Correlate Client IDs in OAuth Flows
Every legitimate Graph interaction tied to an application uses a registered client_id. You should know yours. Monitoring for OAuth token exchanges involving unknown or suspicious client_id values — especially during initial POST requests to login.microsoftonline.com — is a high-value detection method.
When an adversary is using their own tenant to reach into yours (as many now do), their client_id won’t match your own application’s registered values. Catching unknown client_ids or tokens being requested from an unfamiliar redirect URI (urn:ietf:wg:oauth:2.0:oob, for example) can tip you off to external abuse.
Bonus: If you’re collecting decrypted network traffic or proxy logs, this becomes much easier. If not, identity-based SIEM integrations or token introspection (if supported) can be leveraged internally.
Use EDR to Link Processes and Domain Lookups
Graph implants may run in-memory, load as DLLs, or even hijack trusted binaries to remain stealthy — but they still need to resolve graph.microsoft.com. A powerful detection strategy is to correlate which processes are generating DNS requests to Graph endpoints.
You’re not looking for Word, Outlook, or a signed Microsoft binary here. You’re looking for unusual or rare binaries — often DLL sideloaded tools or unsigned payloads — initiating outbound Graph lookups.
If your EDR platform supports process-to-DNS correlation, this technique can surface suspicious implant behavior, especially in cases like FINALDRAFT or Graphite, where custom malware impersonates trusted DLLs or persists quietly within the host.
Correlate Suspicious PowerShell and Local File Activity
Almost every Graph-based C2 tool eventually executes something locally. That includes decoding payloads from OneDrive, writing output to temp directories, executing PowerShell commands, or interacting with COM objects.
Focus on:
- PowerShell instances that don’t invoke powershell.exe directly (e.g. via rundll32.exe, mshta.exe, or WMI)
- Scripts interacting with Graph API endpoints using Invoke-WebRequest or Invoke-RestMethod
- File writes to system or user directories involving unexpected formats like .jpg, .png, or .dat that are actually encoded data
- Unusual DLLs or processes that spawn Powershell or load .NET assemblies
Correlate these host-level artifacts with outbound network Graph traffic to stack the signals together.
Look for Token Abuse Across Tenants
Some Graph-based malware abuses refresh tokens that don’t belong to the tenant it’s operating in — especially in attacks where the implant communicates with a remote, attacker-controlled O365 account. This manifests as:
- Token refresh activity (POST /token) from your tenant pointing to a client ID that isn’t yours
- Cross-tenant file activity — your users accessing OneDrive accounts not provisioned by your org
- Draft message manipulation in mailboxes that aren’t part of normal workflows
Many identity and security platforms (e.g. Defender for Cloud Apps, Okta, Azure AD logs) now offer visibility into these tenant boundaries. Monitor for out-of-bound refresh token usage or mailbox interactions between unrelated accounts.

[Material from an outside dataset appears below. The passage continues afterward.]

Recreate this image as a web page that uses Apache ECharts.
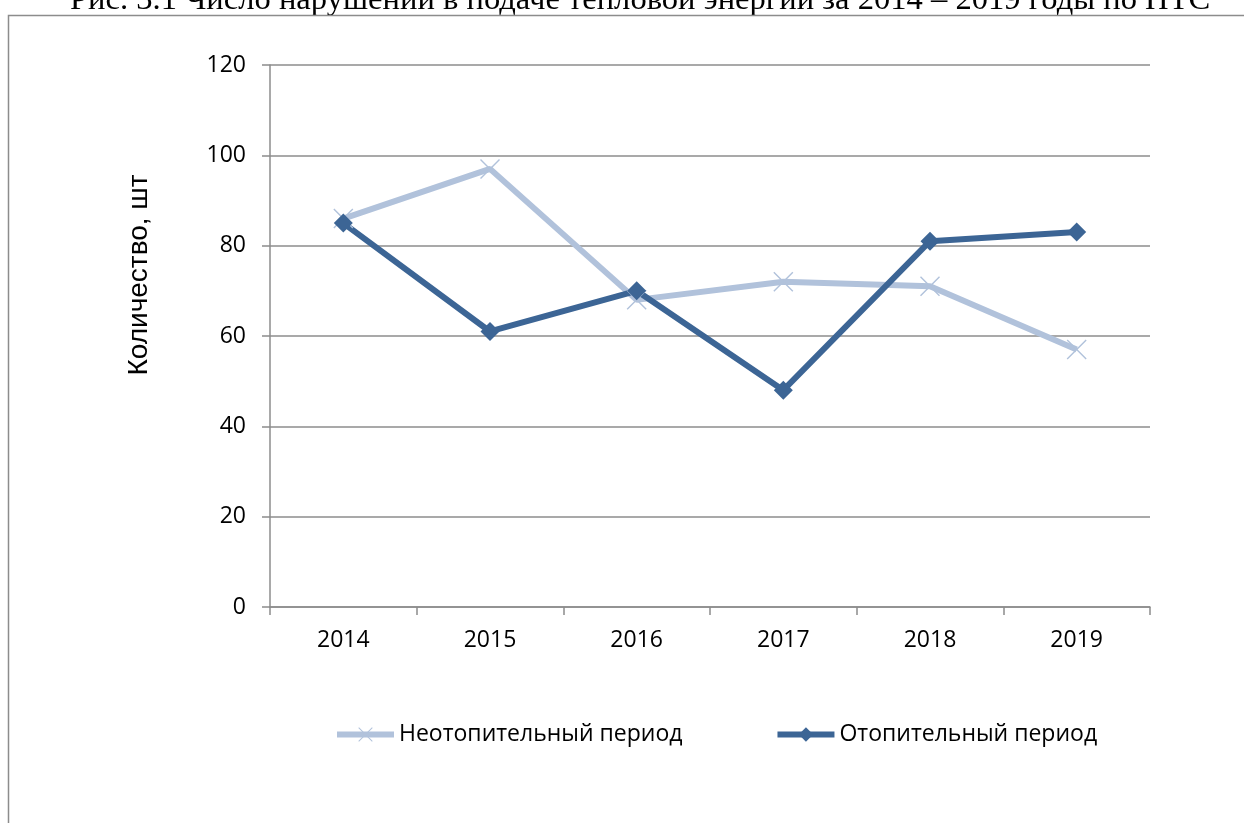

Monitor for Unusual Draft or Shared Mailbox Activity
Techniques like FINALDRAFT and AzureOutlookC2 rely on reading and writing draft emails via Graph API. In some cases, these messages are never sent — they’re just used as a covert channel between attacker and implant.
SOC teams should monitor for:
- Unusual access patterns to the drafts folder via API
- Frequent reads and writes from service principals that don’t normally interact with mailboxes
- Drafts being created and deleted in short succession
- Shared mailboxes being accessed outside business hours or from new IPs
This is especially effective in environments where draft folder access is rare or limited to specific workflows.
Conclusion
Microsoft Graph abuse isn’t going away — and the detection surface is subtle, spread across identity, endpoint, and cloud layers. But by thinking like an attacker and watching for the architectural patterns they must rely on (frequent polling, unknown tenants, predictable timing, uncommon URI paths), defenders can still carve out detection space in this otherwise gray area of traffic.
Your best bet? Correlate signals across layers. A single POST to graph.microsoft.com means little. But when paired with suspicious PowerShell, a DNS lookup from an unsigned binary, and access to an unfamiliar client_id — now you’ve got a story worth investigating.